◆ **Instructions for the task**:
Leave out the pictures, then reproduce the rest of the material exactly.

Records with drawing code
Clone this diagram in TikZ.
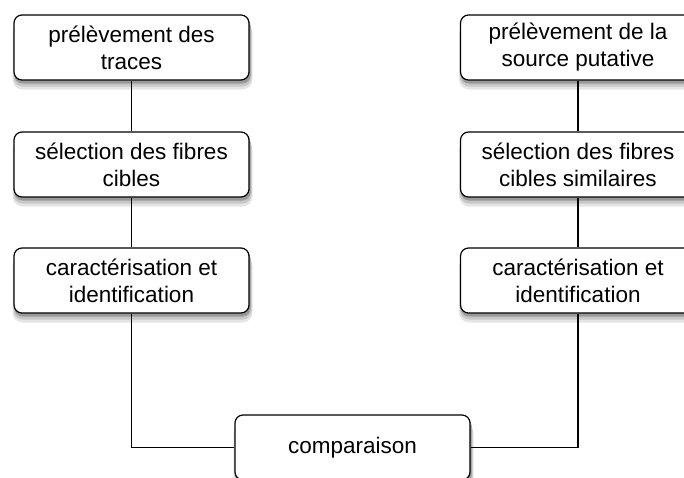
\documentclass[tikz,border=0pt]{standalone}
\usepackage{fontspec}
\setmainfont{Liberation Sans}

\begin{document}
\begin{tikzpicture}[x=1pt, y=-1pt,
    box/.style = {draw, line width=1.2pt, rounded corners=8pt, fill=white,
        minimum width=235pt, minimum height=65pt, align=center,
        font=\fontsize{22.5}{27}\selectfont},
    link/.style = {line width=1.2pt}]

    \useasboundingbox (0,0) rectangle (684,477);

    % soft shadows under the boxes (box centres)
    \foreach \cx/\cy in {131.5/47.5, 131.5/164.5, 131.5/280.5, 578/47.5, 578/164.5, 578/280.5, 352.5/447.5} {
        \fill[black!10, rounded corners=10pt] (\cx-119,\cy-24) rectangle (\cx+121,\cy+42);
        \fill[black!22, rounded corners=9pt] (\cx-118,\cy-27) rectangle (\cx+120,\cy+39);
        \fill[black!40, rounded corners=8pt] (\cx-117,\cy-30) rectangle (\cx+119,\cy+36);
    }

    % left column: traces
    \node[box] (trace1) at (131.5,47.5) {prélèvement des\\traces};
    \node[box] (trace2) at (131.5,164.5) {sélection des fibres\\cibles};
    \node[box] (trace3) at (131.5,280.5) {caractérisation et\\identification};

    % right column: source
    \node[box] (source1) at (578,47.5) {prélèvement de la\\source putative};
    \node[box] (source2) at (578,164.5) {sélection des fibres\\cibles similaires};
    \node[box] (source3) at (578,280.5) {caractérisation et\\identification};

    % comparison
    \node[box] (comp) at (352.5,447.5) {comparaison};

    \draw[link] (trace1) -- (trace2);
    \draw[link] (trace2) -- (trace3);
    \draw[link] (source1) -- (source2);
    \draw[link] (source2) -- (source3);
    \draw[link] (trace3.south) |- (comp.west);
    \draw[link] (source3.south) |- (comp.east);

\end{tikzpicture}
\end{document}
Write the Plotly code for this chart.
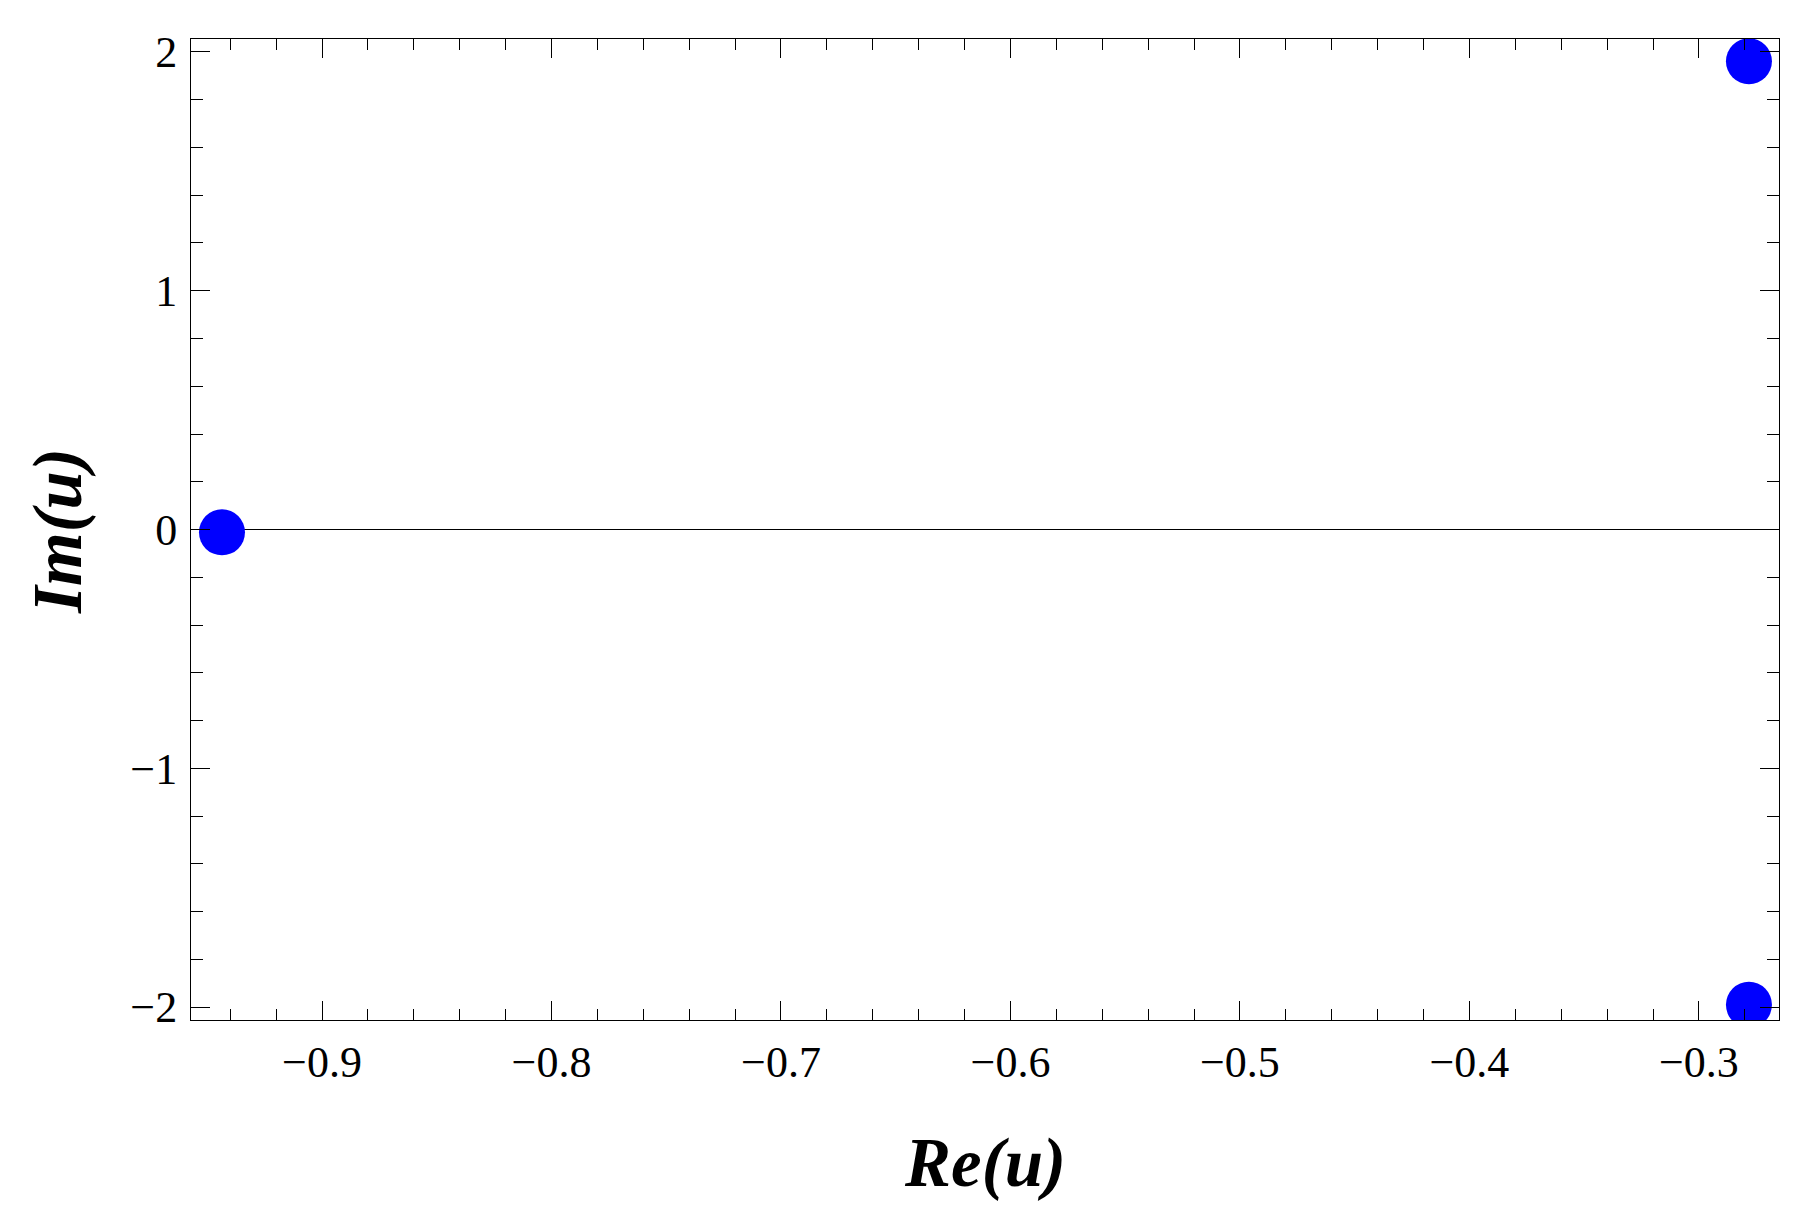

◆ **Response for this exercise**:
Clone this diagram in TikZ.
\documentclass[tikz,border=0pt]{standalone}
\usepackage{fontspec}
\setmainfont{Liberation Sans}

\begin{document}
\begin{tikzpicture}[x=1pt, y=-1pt,
    box/.style = {draw, line width=1.2pt, rounded corners=8pt, fill=white,
        minimum width=235pt, minimum height=65pt, align=center,
        font=\fontsize{22.5}{27}\selectfont},
    link/.style = {line width=1.2pt}]

    \useasboundingbox (0,0) rectangle (684,477);

    % soft shadows under the boxes (box centres)
    \foreach \cx/\cy in {131.5/47.5, 131.5/164.5, 131.5/280.5, 578/47.5, 578/164.5, 578/280.5, 352.5/447.5} {
        \fill[black!10, rounded corners=10pt] (\cx-119,\cy-24) rectangle (\cx+121,\cy+42);
        \fill[black!22, rounded corners=9pt] (\cx-118,\cy-27) rectangle (\cx+120,\cy+39);
        \fill[black!40, rounded corners=8pt] (\cx-117,\cy-30) rectangle (\cx+119,\cy+36);
    }

    % left column: traces
    \node[box] (trace1) at (131.5,47.5) {prélèvement des\\traces};
    \node[box] (trace2) at (131.5,164.5) {sélection des fibres\\cibles};
    \node[box] (trace3) at (131.5,280.5) {caractérisation et\\identification};

    % right column: source
    \node[box] (source1) at (578,47.5) {prélèvement de la\\source putative};
    \node[box] (source2) at (578,164.5) {sélection des fibres\\cibles similaires};
    \node[box] (source3) at (578,280.5) {caractérisation et\\identification};

    % comparison
    \node[box] (comp) at (352.5,447.5) {comparaison};

    \draw[link] (trace1) -- (trace2);
    \draw[link] (trace2) -- (trace3);
    \draw[link] (source1) -- (source2);
    \draw[link] (source2) -- (source3);
    \draw[link] (trace3.south) |- (comp.west);
    \draw[link] (source3.south) |- (comp.east);

\end{tikzpicture}
\end{document}
Write the Plotly code for this chart.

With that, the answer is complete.